Except as otherwise determined by the Committee pursuant to this Section 5.3,
all Awards that have not been exercised subject to a risk of forfeiture, subject
to deferral by the Committee (and not voluntary deferral by the Grantee),
subject to vesting, or have outstanding Performance Periods at the time of a
Termination of Affiliation shall be forfeited to the Company.
 
     5.4  Nontransferability of Awards.
 
     (a) Each Award and each right under any Award shall be exercisable only by
the Grantee during the Grantee's lifetime, or, if permissible under applicable
law, by the Grantee's guardian or legal representative or by a transferee
receiving such Award pursuant to a qualified domestic relations order (a "QDRO")

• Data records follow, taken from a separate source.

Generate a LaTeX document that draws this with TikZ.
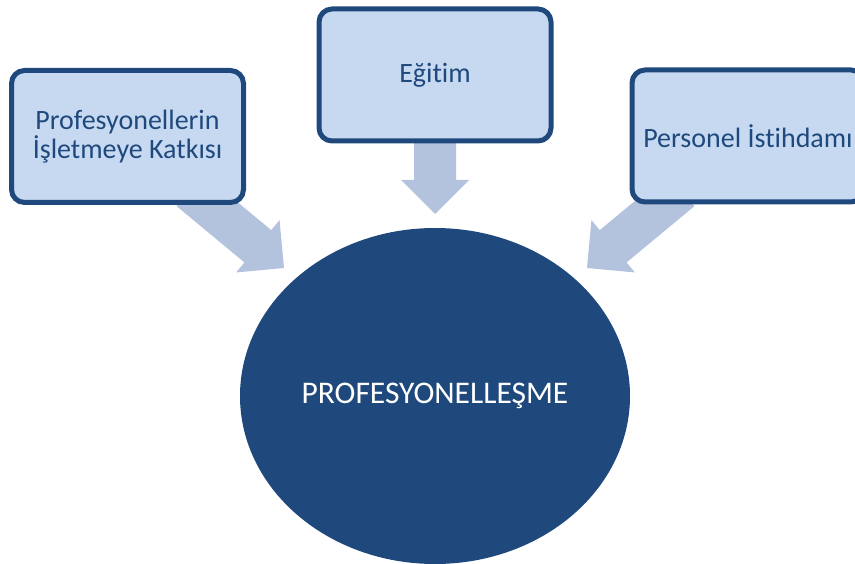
\documentclass[tikz,border=0pt]{standalone}
\usepackage{fontspec}
\setmainfont[RawFeature={-liga}]{Carlito}
\usetikzlibrary{calc,shapes.geometric}
\definecolor{navy}{HTML}{1F497D}
\definecolor{boxfill}{HTML}{C6D9F1}
\definecolor{arrowfill}{HTML}{B3C3DE}
\tikzset{
  topicbox/.style={draw=navy, line width=5pt, fill=boxfill, rounded corners=13pt,
    minimum width=232pt, minimum height=132pt, inner sep=0pt, align=center,
    text=navy, font=\fontsize{28}{28.5}\selectfont},
  centre/.style={ellipse, fill=navy, minimum width=390pt, minimum height=336pt,
    inner sep=0pt, text=white, font=\fontsize{31.5}{36}\selectfont},
  blockarrow/.style={fill=arrowfill, draw=none}
}
% filled block arrow from tail #1 to tip #2: shaft 42pt wide, head 68pt wide and 34pt long
\newcommand{\blockarr}[2]{%
  \coordinate (hb) at ($(#2)!34pt!(#1)$);
  \fill[blockarrow]
    ($(#1)!21pt!90:(#2)$) -- ($(hb)!21pt!90:(#2)$)
    -- ($(hb)!34pt!90:(#2)$) -- (#2)
    -- ($(hb)!34pt!-90:(#2)$)
    -- ($(hb)!21pt!-90:(#2)$)
    -- ($(#1)!21pt!-90:(#2)$) -- cycle;}
\begin{document}
\begin{tikzpicture}[x=1pt,y=-1pt]
  \useasboundingbox (0,0) rectangle (855,564);
  \clip (0,0) rectangle (855,564);
  % arrows run behind the boxes
  \coordinate (ltail) at (190,190);
  \coordinate (ltip) at (284,268);
  \coordinate (mtail) at (435,130);
  \coordinate (mtip) at (435,214);
  \coordinate (rtail) at (681,190);
  \coordinate (rtip) at (587,268);
  \blockarr{ltail}{ltip}
  \blockarr{mtail}{mtip}
  \blockarr{rtail}{rtip}
  % topic boxes
  \node[topicbox] (katki) at (127.5,136.5) {Profesyonellerin\\İşletmeye Katkısı};
  \node[topicbox] (egitim) at (435,75) {Eğitim};
  \node[topicbox] (istihdam) at (748,136) {Personel İstihdamı};
  % central ellipse
  \node[centre] (prof) at (435,396) {PROFESYONELLEŞME};
\end{tikzpicture}
\end{document}
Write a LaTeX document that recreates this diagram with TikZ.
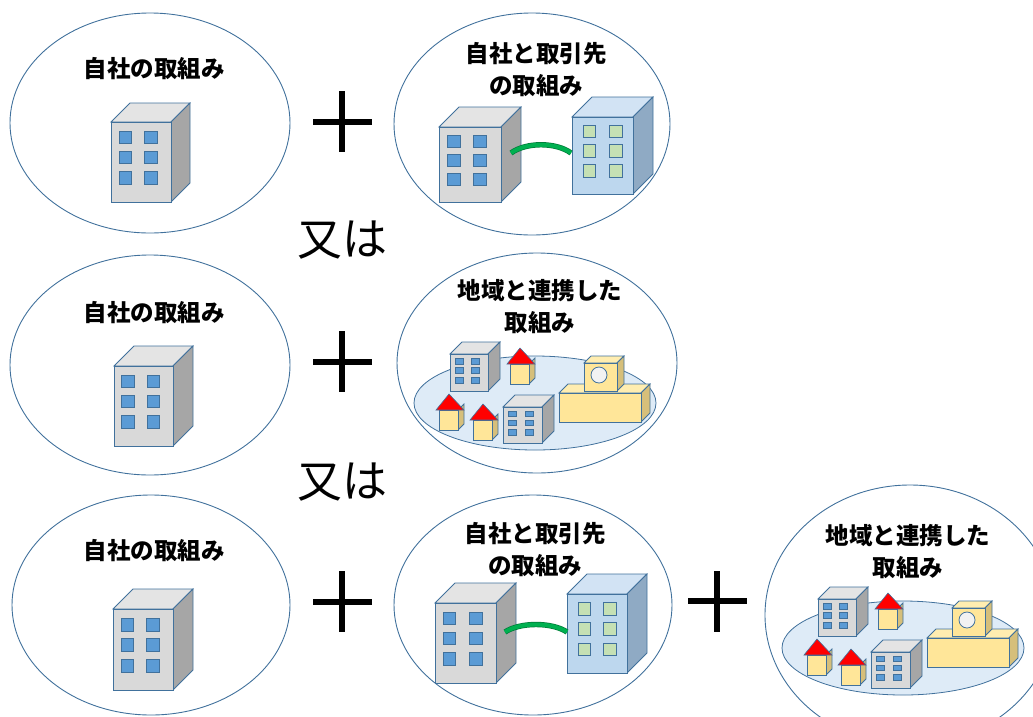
\documentclass[tikz,border=0pt]{standalone}
\usepackage{fontspec}
\newfontfamily\jp{Noto Sans CJK JP}
\definecolor{edgeblue}{HTML}{41719C}
\definecolor{winblue}{HTML}{5B9BD5}
\definecolor{lgray}{HTML}{D9D9D9}
\definecolor{dgray}{HTML}{A6A6A6}
\definecolor{tgray}{HTML}{E4E4E4}
\definecolor{lblue}{HTML}{BDD7EE}
\definecolor{dblue}{HTML}{8FAAC4}
\definecolor{tblue}{HTML}{D2E3F4}
\definecolor{wgreen}{HTML}{C5E0B4}
\definecolor{lsand}{HTML}{FFE699}
\definecolor{dsand}{HTML}{D6BF7A}
\definecolor{tsand}{HTML}{FFEDB0}
\definecolor{field}{HTML}{DEEBF7}
\definecolor{bridgegreen}{HTML}{00B050}
\tikzset{
  ring/.style={draw=edgeblue, line width=0.9pt},
  ground/.style={draw=edgeblue, line width=0.8pt, fill=field},
  grayfront/.style={draw=edgeblue, line width=0.8pt, fill=lgray},
  grayside/.style={draw=edgeblue, line width=0.8pt, fill=dgray},
  graytop/.style={draw=edgeblue, line width=0.8pt, fill=tgray},
  graywin/.style={draw=edgeblue, line width=0.6pt, fill=winblue},
  bluefront/.style={draw=edgeblue, line width=0.8pt, fill=lblue},
  blueside/.style={draw=edgeblue, line width=0.8pt, fill=dblue},
  bluetop/.style={draw=edgeblue, line width=0.8pt, fill=tblue},
  bluewin/.style={draw=edgeblue, line width=0.6pt, fill=wgreen},
  facfront/.style={draw=edgeblue, line width=0.8pt, fill=lsand},
  facside/.style={draw=edgeblue, line width=0.8pt, fill=dsand},
  factop/.style={draw=edgeblue, line width=0.8pt, fill=tsand},
  roof/.style={draw=edgeblue, line width=0.6pt, fill=red},
  porthole/.style={draw=edgeblue, line width=0.8pt, fill=black!5},
  bridge/.style={draw=bridgegreen!70!black, line width=0.7pt, double=bridgegreen, double distance=4pt},
  plusbar/.style={line width=6pt},
  jptext/.style={font=\jp\bfseries\fontsize{23.5}{32}\selectfont, align=center, inner sep=0pt},
  ortext/.style={font=\jp\fontsize{45}{50}\selectfont, inner sep=0pt}
}
% box: left, top, width, height, depth, style prefix
\newcommand{\crate}[6]{%
  \draw[#6top] (#1,#2) -- ++(#5,-#5) -- ++(#3,0) -- ++(-#5,#5) -- cycle;
  \draw[#6side] (#1+#3,#2) -- ++(#5,-#5) -- ++(0,#4) -- ++(-#5,#5) -- cycle;
  \draw[#6front] (#1,#2) rectangle ++(#3,#4);}
% building with 2 x 3 windows
\newcommand{\tower}[7][0.13,0.56]{%
  \crate{#2}{#3}{#4}{#5}{#6}{#7}
  \foreach \wc in {#1}
    \foreach \wr in {0.11,0.36,0.62}
      \draw[#7win] (#2+\wc*#4,#3+\wr*#5) rectangle ++(0.21*#4,0.16*#5);}
\newcommand{\house}[2]{%
  \draw[facside] (#1+19,#2) -- ++(6,-6) -- ++(0,20) -- ++(-6,6) -- cycle;
  \draw[facfront] (#1,#2) rectangle ++(19,20);
  \draw[roof] (#1-3,#2) -- (#1+10,#2-16) -- (#1+25,#2) -- cycle;}
% town with houses and factory, centred on its field
\newcommand{\area}[3]{%
  \begin{scope}[shift={(#1,#2)}]
    \draw[ground] (0,0) ellipse [x radius=121pt, y radius=47pt];
    \tower{-85}{-49}{38}{37}{12}{gray}
    \house{-25}{-39}
    \crate{24}{-10}{82}{29}{9}{fac}
    \crate{49}{-40}{33}{28}{7}{fac}
    \draw[porthole] (64,-28) circle [radius=8pt];
    \house{-96}{7}
    \house{-62}{17}
    \tower{-32}{4}{39}{36}{12}{gray}
    \node[jptext] (#3) at (5,-96) {地域と連携した\\取組み};
  \end{scope}}

\begin{document}
\begin{tikzpicture}[x=1pt,y=-1pt]
  \useasboundingbox (0,0) rectangle (1033,716);
  % circles
  \draw[ring] (150,123) ellipse [x radius=140pt, y radius=110pt]
    (532,124) ellipse [x radius=138pt, y radius=111pt]
    (150,365) ellipse [x radius=140pt, y radius=110pt]
    (537,363) ellipse [x radius=140pt, y radius=110pt]
    (151,605) ellipse [x radius=139pt, y radius=110pt]
    (533,605) ellipse [x radius=139pt, y radius=110pt]
    (910,615) ellipse [x radius=145pt, y radius=130pt];

  % own company
  \node[jptext] (own1) at (154,69) {自社の取組み};
  \node[jptext] (own2) at (154,313) {自社の取組み};
  \node[jptext] (own3) at (154,551) {自社の取組み};
  \tower{111}{122}{60}{80}{19}{gray}
  \tower{114}{366}{59}{80}{20}{gray}
  \tower{113}{609}{60}{81}{20}{gray}

  % company and partner
  \node[jptext] (pair1) at (536,70) {自社と取引先\\の取組み};
  \tower{439}{127}{62}{75}{20}{gray}
  \tower[0.18,0.61]{572}{117}{61}{77}{20}{blue}
  \draw[bridge] (511,153) .. controls (526,142) and (556,142) .. (571,153);
  \node[jptext] (pair2) at (535,550) {自社と取引先\\の取組み};
  \tower{435}{603}{61}{80}{20}{gray}
  \tower[0.18,0.61]{567}{594}{60}{79}{20}{blue}
  \draw[bridge] (505,632) .. controls (520,622) and (552,622) .. (567,632);

  % region
  \area{535}{403}{area1}
  \area{903}{648}{area2}

  \draw[plusbar] (313,122) -- (372,122) (342,91) -- (342,152)
    (313,362) -- (372,362) (342,331) -- (342,392)
    (313,602) -- (372,602) (342,571) -- (342,632)
    (688,601) -- (747,601) (717,571) -- (717,632);
  \node[ortext] (or1) at (342,240) {又は};
  \node[ortext] (or2) at (342,482) {又は};
\end{tikzpicture}
\end{document}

as defined in the Code or Title I of the Employee Retirement Income Security Act
of 1974 as amended, or the rules thereunder.
 
     (b) No Award (prior to the time, if applicable, Shares are delivered in
respect of such Award), and no right under any Award, may be assigned,
alienated, pledged, attached, sold or otherwise transferred or encumbered by a
Grantee otherwise than by will or by the laws of descent and distribution (or in
the case of Restricted Shares, to the Company) or pursuant to a QDRO, and any
such purported assignment, alienation, pledge, attachment, sale, transfer or
encumbrance shall be void and unenforceable against the Company or any
Affiliate; provided that the designation of a beneficiary shall not constitute
an assignment, alienation, pledge, attachment, sale, transfer or encumbrance.
 
     (c) Notwithstanding subsections (a) and (b) above, to the extent provided
in the Award Agreement, Director Options, Deferred Stock, and Awards other than
Incentive Stock Options, may be transferred to one or more trusts or persons
during the lifetime of the Grantee in connection with the Grantee's estate
planning, and may be exercised by such transferee in accordance with the terms
of such Award. If so determined by the Committee, a Grantee may, in the manner
established by the Committee, designate a beneficiary or beneficiaries to
exercise the rights of the Grantee, and to receive any distribution with respect
to any Award upon the death of the Grantee. A transferee, beneficiary, guardian,
legal representative or other person claiming any rights under the Plan from or
through any Grantee shall be subject to and consistent with the provisions of
the Plan and any applicable Award Agreement, except to the extent the Plan and
Award Agreement otherwise provide with respect to such persons, and to any
additional restrictions or limitations deemed necessary or appropriate by the
Committee.
 
     (d) Nothing herein shall be construed as requiring the Committee to honor a
QDRO except to the extent required under applicable law.
 
     5.5  Cancellation and Rescission of Awards.  Unless the Award Agreement
specifies otherwise, the Committee may cancel, rescind, suspend, withhold, or
otherwise limit or restrict any unexercised Award at any time if the Grantee is
not in compliance with all applicable provisions of the Award Agreement and the
Plan or if the Grantee has a Termination of Affiliation.
 
                                       A-9
<PAGE>
 
     5.6  Stand-Alone, Tandem and Substitute Awards.
 
     (a) Awards granted under the Plan may, in the discretion of the Committee,
be granted either alone or in addition to, in tandem with, or in substitution
for, any other Award granted under the Plan or any award granted under The
Williams Companies, Inc. Stock Plan for Nonofficer Employees or The Williams
International Stock Plan, or any other plan of the Company or any Affiliate;
provided that if the stand-alone, tandem or substitute Award is intended to
qualify for the Performance-Based Exception, it must separately satisfy the
requirements of the Performance-Based Exception. In connection with the
Company's acquisition, however effected, of another corporation or entity (the
"Acquired Entity") or the assets thereof, the Committee may, at its discretion,
grant Awards ("Substitute Awards") associated with the stock or other equity
interest in such Acquired Entity ("Acquired Entity Award") held by a Grantee
immediately prior to such Acquisition in order to preserve for Grantee the
economic value of all or a portion of such Acquired Entity Award at such price
as the Committee determines necessary to achieve preservation of economic value.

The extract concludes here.